Efficient low-precision implementation with a multiplier

This operation of convolving a bilevel image with a convolution kernel has something of the flavor of binary long multiplication by an element of the kernel; each bit determines whether or not to add that weight at a particular spatial position in the output. And indeed you can carry it out with a multiplier under appropriate circumstances. Take the row of pixels 0011100111100001. Suppose 4 bits of grayscale in the output is enough; let’s space out that number into a 64-bit word by inserting zero bits, so it becomes 0x0011100111100001. If we multiply this by a 4-bit weight such as 3, it becomes 0x0033300333300003. Suppose the next weight to the right is 4, and the next pixel to the right is 1, so we shift in that 1 on the right and get 0x0111001111000011, then multiply by 4 and get 0x0444004444000044, which we can add to the previous result to get 0x477304777300047, as well as the results from doing the same thing with the corresponding weights in the next row of the convolution kernel and the corresponding input pixels in the next (previous) row. Proceeding in this way I think we can get perhaps an 8× to 16× speedup over the straightforward convolution algorithm, at the expense of really miserable overflow behavior. The speedup is probably only 2× or 4× against a straightforward SIMD algorithm if you have SIMD instructions.

Because of the overflow behavior, you can’t use 2’s-complement for negative weights, which of course are everywhere in sampled sinc kernels. Two possibilities occur to me: represent the weights in sign-magnitude form, using the sign bit to determine whether to subtract or add the product from the running sum, or use an excess-N representation for the weights and the running sum, subtracting N from each pixel after each multiply-add.

Low-rank approximations

Low-rank approximations of the relevant sinc kernels may be useful in reducing the windowing error at a given computational load, and the SVD provides an easy way to find them; see notes/svd-convolution.html in Dercuano for details.

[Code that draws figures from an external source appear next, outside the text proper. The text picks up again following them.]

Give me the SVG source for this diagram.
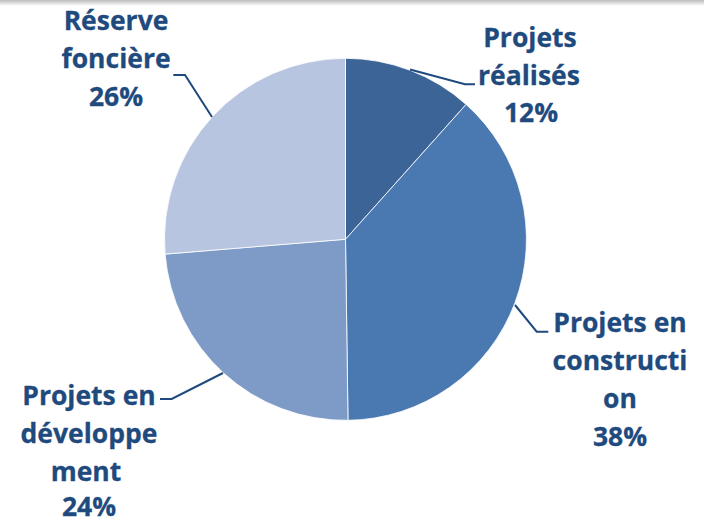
<svg xmlns="http://www.w3.org/2000/svg" width="704" height="523" viewBox="0 0 704 523">
  <defs>
    <linearGradient id="topShade" x1="0" y1="0" x2="0" y2="1">
      <stop offset="0" stop-color="#bdbdbd"/>
      <stop offset="1" stop-color="#ffffff"/>
    </linearGradient>
  </defs>
  <style>
    .slice { stroke: #ffffff; stroke-width: 0.8; }
    .lbl { font-family: "Open Sans", "Liberation Sans", sans-serif; font-weight: bold; font-size: 26.5px; fill: #1f4a7e; stroke: #1f4a7e; stroke-width: 0.3; text-anchor: middle; }
    .leader { fill: none; stroke: #1f4a7e; stroke-width: 2; }
  </style>
  <rect x="0" y="0" width="704" height="523" fill="#ffffff"/>
  <rect x="0" y="0" width="704" height="6" fill="url(#topShade)"/>

  <g id="slice-realises">
    <path class="slice" fill="#3c6496" d="M345.5,239.3 L345.5,58.3 A181,181 0 0 1 466.1,104.4 Z"/>
    <text class="lbl" x="530" y="47">Projets</text>
    <text class="lbl" x="529" y="85">réalisés</text>
    <text class="lbl" x="531" y="122">12%</text>
  </g>

  <g id="slice-construction">
    <path class="slice" fill="#4a79b2" d="M345.5,239.3 L466.1,104.4 A181,181 0 0 1 348.0,420.3 Z"/>
    <text class="lbl" x="620" y="332">Projets en</text>
    <text class="lbl" x="620" y="370">constructi</text>
    <text class="lbl" x="620" y="408">on</text>
    <text class="lbl" x="620" y="446">38%</text>
  </g>

  <g id="slice-developpement">
    <path class="slice" fill="#7e9bc8" d="M345.5,239.3 L348.0,420.3 A181,181 0 0 1 165.1,254.1 Z"/>
    <text class="lbl" x="89" y="405">Projets en</text>
    <text class="lbl" x="89" y="443">développe</text>
    <text class="lbl" x="86" y="481">ment</text>
    <text class="lbl" x="89" y="516">24%</text>
  </g>

  <g id="slice-reserve">
    <path class="slice" fill="#b7c5e0" d="M345.5,239.3 L165.1,254.1 A181,181 0 0 1 345.5,58.3 Z"/>
    <text class="lbl" x="116" y="30">Réserve</text>
    <text class="lbl" x="116" y="68">foncière</text>
    <text class="lbl" x="116" y="106">26%</text>
  </g>

  <g id="connectors">
    <polyline class="leader" points="410,69.5 465,84.3 475,84.3"/>
    <polyline class="leader" points="515,305 536.7,331.7 548.3,331.7"/>
    <polyline class="leader" points="223,373 171.7,399 160,399"/>
    <polyline class="leader" points="212,117 185,75 173.3,75"/>
  </g>
</svg>
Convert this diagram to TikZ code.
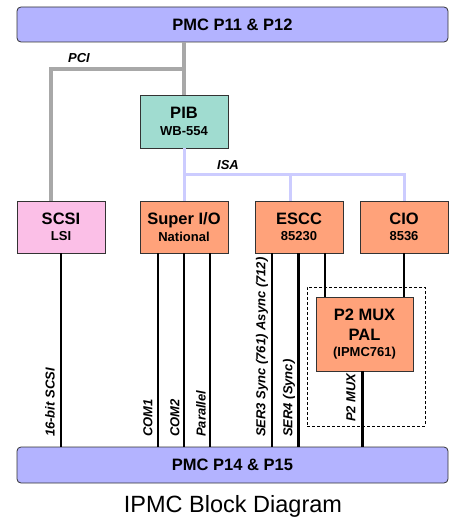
\documentclass[tikz,border=0pt]{standalone}
\usepackage{fontspec}
\setmainfont{Liberation Sans}
\definecolor{barblue}{HTML}{B3B3FF}
\definecolor{pibteal}{HTML}{A0DCD0}
\definecolor{scsipink}{HTML}{FBBFE7}
\definecolor{chiporange}{HTML}{FFA27A}
\definecolor{pcigray}{HTML}{A8A8A8}
\definecolor{isablue}{HTML}{CCCCFF}
\newcommand{\chiptitle}[1]{\fontsize{16.5}{16.5}\selectfont #1}
\newcommand{\chipsub}[1]{\fontsize{13}{16.5}\selectfont #1}
\begin{document}
\begin{tikzpicture}[x=1pt,y=-1pt,
  bar/.style={draw=black!80,line width=0.8pt,fill=barblue,rounded corners=4pt,
    minimum width=431pt,minimum height=35pt,inner sep=0pt,
    font=\fontsize{16.5}{17}\selectfont\bfseries},
  chip/.style={draw=black!80,line width=0.8pt,minimum width=88pt,minimum height=53pt,
    inner sep=0pt,align=center,font=\fontsize{13}{16.5}\selectfont\bfseries},
  pci/.style={pcigray,line width=4pt},
  isa/.style={isablue,line width=3pt},
  sig/.style={black,line width=1.5pt},
  sigthick/.style={black,line width=3pt},
  lbl/.style={font=\fontsize{13}{15}\selectfont\bfseries\itshape,inner sep=0pt},
  vlbl/.style={lbl,rotate=90,anchor=west}
]
\useasboundingbox (0,0) rectangle (450,519);

\node[bar] (top) at (232.5,24.5) {PMC P11 \& P12};
\node[bar,minimum height=36pt] (bot) at (232.5,465) {PMC P14 \& P15};

\node[chip,fill=pibteal] (pib) at (184,121.5) {\chiptitle{PIB}\\\chipsub{WB-554}};
\node[chip,fill=scsipink,minimum height=52pt] (scsi) at (61,227) {\chiptitle{SCSI}\\\chipsub{LSI}};
\node[chip,fill=chiporange,minimum height=52pt] (sio) at (184,227) {\chiptitle{Super I/O}\\\chipsub{National}};
\node[chip,fill=chiporange,minimum height=52pt] (escc) at (299,227) {\chiptitle{ESCC}\\\chipsub{85230}};
\node[chip,fill=chiporange,minimum height=52pt] (cio) at (404,227) {\chiptitle{CIO}\\\chipsub{8536}};
\node[chip,fill=chiporange,minimum width=97pt,minimum height=74pt,
  font=\fontsize{13}{18}\selectfont\bfseries] (mux) at (364.5,334)
  {\fontsize{16.5}{18}\selectfont P2 MUX\\[2pt]\fontsize{16.5}{18}\selectfont PAL\\[-2pt]\fontsize{13}{18}\selectfont (IPMC761)};

\node[draw=black,line width=0.8pt,dash pattern=on 3pt off 2pt,inner sep=0pt,
  minimum width=118pt,minimum height=139pt] (grp) at (366,356.5) {};

% PCI bus
\coordinate (pcij) at (184,69);
\coordinate (pcil) at (51,69);
\draw[pci] (pib.north |- top.south) -- (pib.north);
\draw[pci] (pcij) -- (pcil) -- (pcil |- scsi.north);
\node[lbl] (pcitxt) at (79,58) {PCI};

% ISA bus
\coordinate (isaj) at (184,174);
\coordinate (isam) at (290,174);
\draw[isa] (pib.south) -- (sio.north);
\draw[isa] (isaj) -| (cio.north);
\draw[isa] (isam) -- (isam |- escc.north);
\node[lbl] (isatxt) at (228,165) {ISA};

% signals
\draw[sig] (scsi.south) -- (scsi.south |- bot.north);
\draw[sig] ([xshift=-26pt]sio.south) -- ([xshift=-26pt]sio.south |- bot.north);
\draw[sig] (sio.south) -- (sio.south |- bot.north);
\draw[sig] ([xshift=26pt]sio.south) -- ([xshift=26pt]sio.south |- bot.north);
\draw[sig] ([xshift=-27pt]escc.south) -- ([xshift=-27pt]escc.south |- bot.north);
\draw[sigthick] ([xshift=-1pt]escc.south) -- ([xshift=-1pt]escc.south |- bot.north);
\draw[sig] ([xshift=26pt]escc.south) -- ([xshift=26pt]escc.south |- mux.north);
\draw[sig] (cio.south) -- (cio.south |- mux.north);
\draw[sigthick] ([xshift=-2.5pt]mux.south) -- ([xshift=-2.5pt]mux.south |- bot.north);

% labels
\node[vlbl] (l1) at (50,437) {16-bit SCSI};
\node[vlbl] (l2) at (148,437) {COM1};
\node[vlbl] (l3) at (175,437) {COM2};
\node[vlbl] (l4) at (201,437) {Parallel};
\node[vlbl] (l5) at (262,437) {SER3 Sync (761) Async (712)};
\node[vlbl] (l6) at (289,437) {SER4 (Sync)};
\node[vlbl] (l7) at (351,422) {P2 MUX};

\node[font=\fontsize{23.5}{25}\selectfont,inner sep=0pt] (title) at (233,506) {IPMC Block Diagram};
\end{tikzpicture}
\end{document}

Nonzero-area pixels and pre-emphasis

Above I said that sinc resampling can produce a perfectly resampled image, but there are a couple of complications. First, conceptually the sampling comb is made of Dirac deltas, which concentrate a nonzero amount of energy into a point in space. But we live in a universe where doing that would require creating a black hole, which is both practically difficult and highly radioactive, so instead we approximate it by illuminating or darkening pixels of finite, nonzero size.

This amounts to convolving this ideal sampled signal with the shape of a pixel, which acts as a zero-phase low-pass box filter with a sinc frequency response. The blurring of pixels by CRT beam dispersion or old-person eye defocus adds an additional low-pass characteristic, but one that’s harder to measure. Since the pixel shape is smaller than the pixel spacing, its first null is well above the Nyquist frequency, so this low-pass characteristic can be corrected by “pre-emphasis”: zero-phase linear time-invariant filtering of the original signal to attenuate the strongest frequencies and amplify the weaker ones, giving a perfectly flat frequency response. You may be able to fold this into the resampling filter described earlier, or you may want to do four high-pass IIR-filter passes in the four cardinal directions.

One-dimensional translation

An important special case of subpixel text spatial translation is horizontal translation. I think it’s possible to use just a fractional delay filter in the X-axis in this case, dramatically reducing the computational cost.